TO BE DONE
Produce nothing but an exact copy of the lines from the one containing "Emit a Python" through the one containing "plt.rcParams['font.family'] = ['Liberation", and do not carry over pictures.

(Entries with chart source code)
***

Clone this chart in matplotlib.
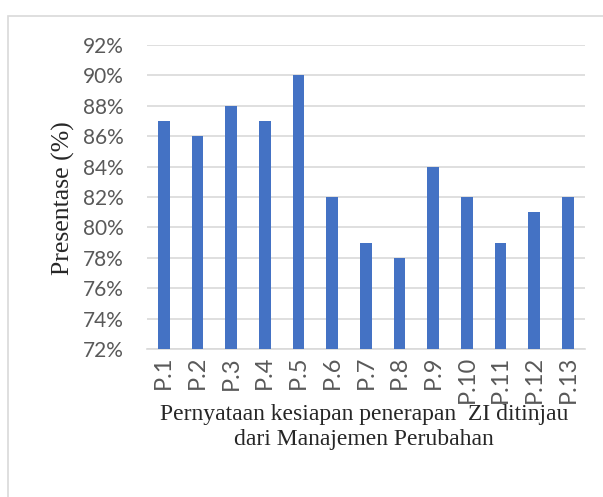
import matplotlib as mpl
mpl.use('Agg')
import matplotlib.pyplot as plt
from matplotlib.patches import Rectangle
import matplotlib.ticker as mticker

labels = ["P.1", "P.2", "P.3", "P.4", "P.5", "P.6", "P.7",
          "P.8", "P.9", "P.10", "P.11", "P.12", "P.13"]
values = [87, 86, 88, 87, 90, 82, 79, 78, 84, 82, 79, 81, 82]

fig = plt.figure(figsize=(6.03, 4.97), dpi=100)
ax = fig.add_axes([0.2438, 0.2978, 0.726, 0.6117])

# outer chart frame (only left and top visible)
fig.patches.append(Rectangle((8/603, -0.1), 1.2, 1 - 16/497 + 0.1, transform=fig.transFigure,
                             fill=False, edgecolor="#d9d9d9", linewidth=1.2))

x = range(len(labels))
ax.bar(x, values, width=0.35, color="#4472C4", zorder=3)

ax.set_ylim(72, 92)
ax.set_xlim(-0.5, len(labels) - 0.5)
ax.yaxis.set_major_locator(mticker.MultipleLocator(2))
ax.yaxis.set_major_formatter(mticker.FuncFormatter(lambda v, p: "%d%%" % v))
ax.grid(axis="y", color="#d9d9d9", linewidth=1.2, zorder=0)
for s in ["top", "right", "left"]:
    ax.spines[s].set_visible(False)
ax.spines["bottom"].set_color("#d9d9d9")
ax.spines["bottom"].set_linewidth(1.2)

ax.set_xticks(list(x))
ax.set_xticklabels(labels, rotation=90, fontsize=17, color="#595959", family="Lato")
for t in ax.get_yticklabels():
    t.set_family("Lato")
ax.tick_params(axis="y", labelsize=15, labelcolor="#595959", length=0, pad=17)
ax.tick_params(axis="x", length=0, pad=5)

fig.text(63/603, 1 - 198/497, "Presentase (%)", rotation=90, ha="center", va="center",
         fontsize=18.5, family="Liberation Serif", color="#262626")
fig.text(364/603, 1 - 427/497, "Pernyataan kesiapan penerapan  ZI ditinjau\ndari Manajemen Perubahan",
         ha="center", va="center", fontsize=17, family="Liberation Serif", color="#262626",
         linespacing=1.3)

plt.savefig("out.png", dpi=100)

***

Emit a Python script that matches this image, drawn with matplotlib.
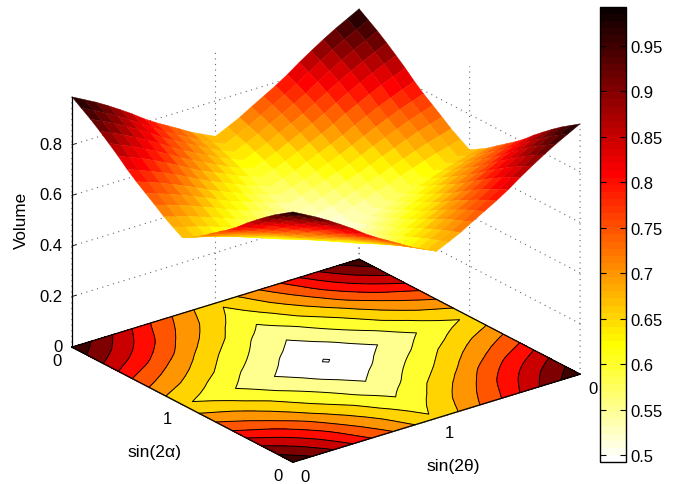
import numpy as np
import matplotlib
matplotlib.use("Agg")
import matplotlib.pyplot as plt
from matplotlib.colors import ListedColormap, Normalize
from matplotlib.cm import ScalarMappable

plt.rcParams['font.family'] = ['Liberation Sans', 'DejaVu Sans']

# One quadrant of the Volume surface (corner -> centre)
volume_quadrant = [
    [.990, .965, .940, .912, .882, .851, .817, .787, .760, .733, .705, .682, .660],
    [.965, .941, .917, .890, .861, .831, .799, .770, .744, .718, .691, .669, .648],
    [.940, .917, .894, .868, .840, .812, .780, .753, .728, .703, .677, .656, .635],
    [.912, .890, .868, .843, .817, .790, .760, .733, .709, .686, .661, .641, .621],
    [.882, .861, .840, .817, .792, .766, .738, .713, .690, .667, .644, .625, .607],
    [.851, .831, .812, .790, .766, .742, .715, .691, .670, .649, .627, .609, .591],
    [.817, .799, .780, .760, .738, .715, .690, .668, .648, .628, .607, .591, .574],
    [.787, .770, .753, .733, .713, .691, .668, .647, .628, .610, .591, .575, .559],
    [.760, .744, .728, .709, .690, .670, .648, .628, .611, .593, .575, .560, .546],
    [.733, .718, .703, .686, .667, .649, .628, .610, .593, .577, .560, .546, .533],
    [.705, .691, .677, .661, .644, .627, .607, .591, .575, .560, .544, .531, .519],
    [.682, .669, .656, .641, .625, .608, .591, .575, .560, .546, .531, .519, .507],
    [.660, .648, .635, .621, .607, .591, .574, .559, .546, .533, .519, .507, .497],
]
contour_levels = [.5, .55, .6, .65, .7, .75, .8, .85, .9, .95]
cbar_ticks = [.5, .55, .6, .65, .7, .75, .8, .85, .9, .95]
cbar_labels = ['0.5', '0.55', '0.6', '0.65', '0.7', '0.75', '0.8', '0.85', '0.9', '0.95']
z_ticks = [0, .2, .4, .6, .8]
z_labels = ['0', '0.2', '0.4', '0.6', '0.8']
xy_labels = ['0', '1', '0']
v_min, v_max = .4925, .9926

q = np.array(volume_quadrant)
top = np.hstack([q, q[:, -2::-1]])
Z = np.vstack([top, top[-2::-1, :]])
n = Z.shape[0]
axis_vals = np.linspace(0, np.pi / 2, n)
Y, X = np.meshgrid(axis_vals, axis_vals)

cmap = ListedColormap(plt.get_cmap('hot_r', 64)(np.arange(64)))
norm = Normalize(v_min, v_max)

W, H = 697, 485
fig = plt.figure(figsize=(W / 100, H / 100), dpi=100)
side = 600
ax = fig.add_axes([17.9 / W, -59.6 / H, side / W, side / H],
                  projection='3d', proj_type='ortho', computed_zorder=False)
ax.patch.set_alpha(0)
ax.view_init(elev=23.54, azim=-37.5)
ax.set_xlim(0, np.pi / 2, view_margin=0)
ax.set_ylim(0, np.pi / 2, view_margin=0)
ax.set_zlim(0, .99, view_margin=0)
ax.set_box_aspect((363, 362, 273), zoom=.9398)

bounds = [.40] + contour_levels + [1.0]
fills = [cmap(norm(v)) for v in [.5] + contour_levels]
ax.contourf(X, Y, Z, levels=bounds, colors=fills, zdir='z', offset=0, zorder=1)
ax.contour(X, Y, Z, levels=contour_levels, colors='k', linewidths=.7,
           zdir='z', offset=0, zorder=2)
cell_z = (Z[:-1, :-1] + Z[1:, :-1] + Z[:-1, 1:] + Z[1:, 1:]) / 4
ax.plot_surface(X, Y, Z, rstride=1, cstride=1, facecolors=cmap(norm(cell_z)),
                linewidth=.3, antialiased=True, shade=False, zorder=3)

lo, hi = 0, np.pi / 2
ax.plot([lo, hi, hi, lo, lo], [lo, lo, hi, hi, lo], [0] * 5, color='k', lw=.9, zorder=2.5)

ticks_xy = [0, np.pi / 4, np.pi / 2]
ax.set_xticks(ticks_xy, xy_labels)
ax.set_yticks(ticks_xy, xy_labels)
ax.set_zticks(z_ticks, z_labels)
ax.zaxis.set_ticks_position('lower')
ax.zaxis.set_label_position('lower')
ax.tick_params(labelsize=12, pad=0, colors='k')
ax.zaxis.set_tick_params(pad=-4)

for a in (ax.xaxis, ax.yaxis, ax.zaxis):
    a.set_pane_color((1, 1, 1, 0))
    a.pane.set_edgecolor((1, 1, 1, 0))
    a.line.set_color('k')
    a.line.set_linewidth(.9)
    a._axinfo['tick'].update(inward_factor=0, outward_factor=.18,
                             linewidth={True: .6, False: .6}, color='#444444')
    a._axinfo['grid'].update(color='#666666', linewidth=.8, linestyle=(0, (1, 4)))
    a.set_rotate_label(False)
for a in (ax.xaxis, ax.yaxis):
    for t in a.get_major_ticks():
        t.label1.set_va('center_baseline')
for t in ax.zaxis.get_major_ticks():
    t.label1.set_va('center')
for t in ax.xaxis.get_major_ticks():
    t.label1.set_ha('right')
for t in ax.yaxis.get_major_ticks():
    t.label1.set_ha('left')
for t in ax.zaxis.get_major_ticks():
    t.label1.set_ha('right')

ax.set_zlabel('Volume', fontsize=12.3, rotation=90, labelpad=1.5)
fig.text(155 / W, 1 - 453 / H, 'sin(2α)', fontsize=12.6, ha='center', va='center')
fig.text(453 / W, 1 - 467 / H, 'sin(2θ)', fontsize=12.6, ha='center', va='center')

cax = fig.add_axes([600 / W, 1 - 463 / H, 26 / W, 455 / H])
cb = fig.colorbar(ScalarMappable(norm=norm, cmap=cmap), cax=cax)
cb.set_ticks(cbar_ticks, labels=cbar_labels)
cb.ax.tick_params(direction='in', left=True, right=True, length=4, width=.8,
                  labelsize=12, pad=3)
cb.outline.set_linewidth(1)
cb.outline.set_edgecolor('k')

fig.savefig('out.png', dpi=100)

***

COMPLETED TASK
Emit a Python script that matches this image, drawn with matplotlib.
import numpy as np
import matplotlib
matplotlib.use("Agg")
import matplotlib.pyplot as plt
from matplotlib.colors import ListedColormap, Normalize
from matplotlib.cm import ScalarMappable

plt.rcParams['font.family'] = ['Liberation Sans', 'DejaVu Sans']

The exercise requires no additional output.